Begin Data supplied
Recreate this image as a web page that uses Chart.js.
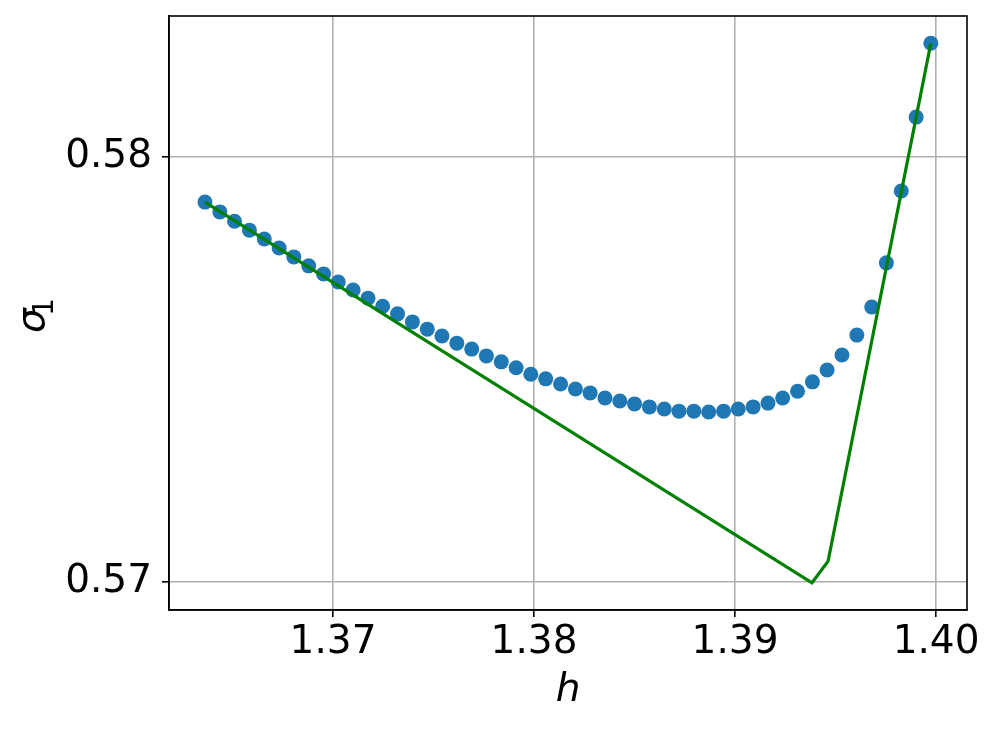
End Data supplied
Begin Data supplied
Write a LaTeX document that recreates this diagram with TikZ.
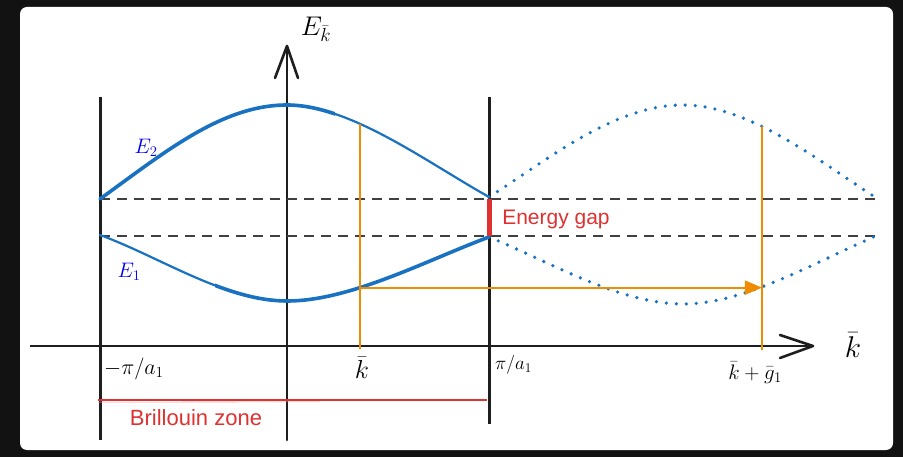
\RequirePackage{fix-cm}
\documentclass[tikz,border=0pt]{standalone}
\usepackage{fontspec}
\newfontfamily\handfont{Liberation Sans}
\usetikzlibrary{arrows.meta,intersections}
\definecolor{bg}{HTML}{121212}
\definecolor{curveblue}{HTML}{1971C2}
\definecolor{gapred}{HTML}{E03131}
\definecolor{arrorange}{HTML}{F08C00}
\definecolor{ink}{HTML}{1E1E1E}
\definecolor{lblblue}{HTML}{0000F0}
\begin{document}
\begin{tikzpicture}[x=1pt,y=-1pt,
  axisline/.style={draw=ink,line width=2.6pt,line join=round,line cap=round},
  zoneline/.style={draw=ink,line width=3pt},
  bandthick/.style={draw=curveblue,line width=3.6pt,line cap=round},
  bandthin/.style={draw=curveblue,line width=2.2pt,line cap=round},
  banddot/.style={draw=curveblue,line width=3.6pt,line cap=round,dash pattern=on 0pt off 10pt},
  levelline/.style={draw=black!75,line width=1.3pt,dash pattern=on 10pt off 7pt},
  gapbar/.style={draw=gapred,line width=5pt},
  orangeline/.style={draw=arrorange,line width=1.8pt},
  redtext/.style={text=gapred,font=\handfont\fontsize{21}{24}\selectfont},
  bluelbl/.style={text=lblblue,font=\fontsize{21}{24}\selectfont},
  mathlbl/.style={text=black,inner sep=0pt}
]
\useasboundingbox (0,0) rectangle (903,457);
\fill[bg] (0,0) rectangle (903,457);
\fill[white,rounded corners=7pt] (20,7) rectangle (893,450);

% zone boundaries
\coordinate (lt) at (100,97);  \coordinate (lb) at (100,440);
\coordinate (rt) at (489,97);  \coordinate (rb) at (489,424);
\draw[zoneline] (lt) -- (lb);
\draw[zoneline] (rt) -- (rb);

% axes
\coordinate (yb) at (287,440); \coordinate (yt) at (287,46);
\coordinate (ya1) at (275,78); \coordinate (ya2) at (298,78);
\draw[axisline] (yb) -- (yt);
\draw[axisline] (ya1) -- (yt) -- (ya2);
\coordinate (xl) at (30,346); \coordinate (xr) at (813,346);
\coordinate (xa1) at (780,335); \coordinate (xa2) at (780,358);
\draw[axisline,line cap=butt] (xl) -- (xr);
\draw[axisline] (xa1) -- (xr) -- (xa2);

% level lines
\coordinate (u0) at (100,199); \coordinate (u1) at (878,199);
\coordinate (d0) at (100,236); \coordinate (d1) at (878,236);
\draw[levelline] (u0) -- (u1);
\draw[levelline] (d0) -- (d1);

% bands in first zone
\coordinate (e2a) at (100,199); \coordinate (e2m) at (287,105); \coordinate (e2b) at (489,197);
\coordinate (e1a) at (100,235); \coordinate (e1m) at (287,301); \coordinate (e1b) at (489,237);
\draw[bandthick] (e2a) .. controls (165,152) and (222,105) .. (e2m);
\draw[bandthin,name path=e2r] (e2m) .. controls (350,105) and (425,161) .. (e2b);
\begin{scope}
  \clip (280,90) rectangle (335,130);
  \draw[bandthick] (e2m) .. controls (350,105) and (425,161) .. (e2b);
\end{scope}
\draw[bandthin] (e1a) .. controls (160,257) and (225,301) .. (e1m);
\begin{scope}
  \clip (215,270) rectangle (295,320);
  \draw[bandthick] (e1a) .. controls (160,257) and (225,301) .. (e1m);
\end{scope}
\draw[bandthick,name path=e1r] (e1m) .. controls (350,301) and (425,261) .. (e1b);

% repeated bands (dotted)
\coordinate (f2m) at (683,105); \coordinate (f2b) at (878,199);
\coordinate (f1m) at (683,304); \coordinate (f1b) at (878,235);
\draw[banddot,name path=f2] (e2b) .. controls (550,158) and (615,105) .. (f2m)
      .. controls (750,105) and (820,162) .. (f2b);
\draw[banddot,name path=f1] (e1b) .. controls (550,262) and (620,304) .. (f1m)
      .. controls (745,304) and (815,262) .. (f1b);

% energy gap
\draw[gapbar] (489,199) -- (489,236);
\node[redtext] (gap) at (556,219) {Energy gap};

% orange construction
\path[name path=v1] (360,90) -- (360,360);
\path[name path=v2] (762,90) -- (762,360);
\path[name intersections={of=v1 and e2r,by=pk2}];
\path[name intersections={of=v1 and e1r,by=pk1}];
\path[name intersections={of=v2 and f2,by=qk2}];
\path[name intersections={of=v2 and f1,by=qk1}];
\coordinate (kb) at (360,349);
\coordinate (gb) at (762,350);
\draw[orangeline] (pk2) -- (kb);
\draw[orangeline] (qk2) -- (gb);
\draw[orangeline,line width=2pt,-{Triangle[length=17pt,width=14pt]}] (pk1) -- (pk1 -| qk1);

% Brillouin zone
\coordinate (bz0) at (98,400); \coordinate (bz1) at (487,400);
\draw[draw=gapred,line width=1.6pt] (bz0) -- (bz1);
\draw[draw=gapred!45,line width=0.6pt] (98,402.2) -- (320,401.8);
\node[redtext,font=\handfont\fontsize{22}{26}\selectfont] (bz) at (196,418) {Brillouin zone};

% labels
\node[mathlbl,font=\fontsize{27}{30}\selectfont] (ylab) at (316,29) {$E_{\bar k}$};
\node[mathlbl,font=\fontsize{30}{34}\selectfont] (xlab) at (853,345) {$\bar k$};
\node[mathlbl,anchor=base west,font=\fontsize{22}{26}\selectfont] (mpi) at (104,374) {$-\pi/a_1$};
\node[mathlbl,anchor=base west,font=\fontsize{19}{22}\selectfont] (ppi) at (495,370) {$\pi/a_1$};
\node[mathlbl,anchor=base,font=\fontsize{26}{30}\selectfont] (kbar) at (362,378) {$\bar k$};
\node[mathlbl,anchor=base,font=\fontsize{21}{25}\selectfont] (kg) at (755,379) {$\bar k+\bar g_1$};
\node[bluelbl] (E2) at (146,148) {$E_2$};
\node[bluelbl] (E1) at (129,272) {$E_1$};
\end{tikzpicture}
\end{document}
End Data supplied
Stated task:
Only lines with the string "that" belong in your answer; copy each one.

Full response:
Recreate this image as a web page that uses Chart.js.
Write a LaTeX document that recreates this diagram with TikZ.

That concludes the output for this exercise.